The bar chart visualizes the coefficients (`model.coef_`) from the Ridge regression model for each feature used in training.

- **Larger absolute values** (bars farther from zero) indicate features that have a stronger influence on the predicted score margin. These features are more important to the model's predictions.
- **Smaller absolute values** (bars close to zero) mean the feature has less impact on the prediction; the model relies on it less.

**Sign of the coefficient:**
- **Positive values:** Increasing this feature increases the predicted score margin. For example, if `home_talent` has a positive coefficient, higher home team talent leads to a higher predicted margin.
- **Negative values:** Increasing this feature decreases the predicted score margin. For example, if `away_elo` has a negative coefficient, higher away team Elo leads to a lower predicted margin for the home team.
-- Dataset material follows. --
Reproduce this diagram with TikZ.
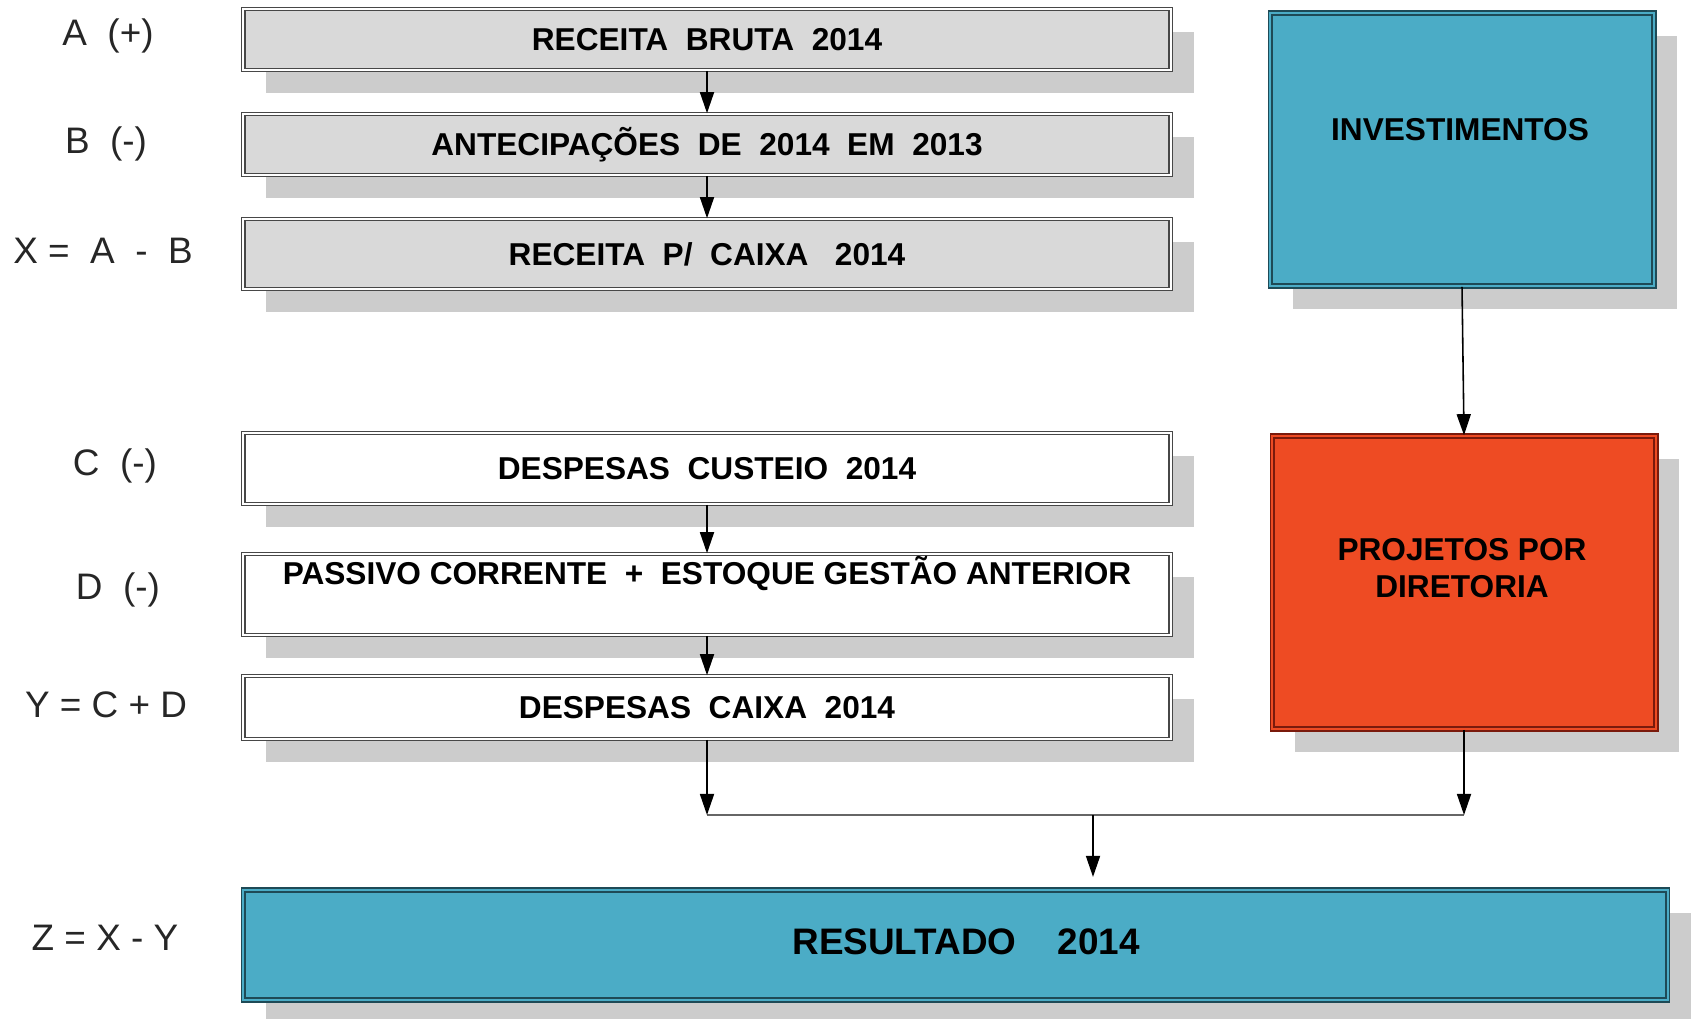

In summary, the chart helps you see which features the model thinks are most important, and whether they push the predicted margin up or down.

## 7. Save Model
We will save the trained model to a file for later use.

In [None]:
import joblib

joblib.dump(model, "ridge_model.joblib")

# Later on, load the model from the file
# loaded_model = joblib.load("ridge_model.joblib")

## 8. Load Model and Make Predictions
Load the saved model and create a new DataFrame with the same features as the training data. The model will then give you predicted final score margins for the games in the new DataFrame.

In [None]:
model = joblib.load("ridge_model.joblib")

pdf = df.query("season == 2023 and week == 13")

pdf['prediction'] = model.predict(pdf[features])

pdf[['home_team', 'away_team', 'spread', 'prediction']].head(10)

## 9. Next Steps
- **Feature Engineering:** Explore additional features or transformations to improve model performance.
- **Hyperparameter Tuning:** Experiment with different values of `alpha` in the Ridge model to find the best regularization strength.
- **Model Comparison:** Try other regression models (e.g., Lasso, ElasticNet) to see if they perform better.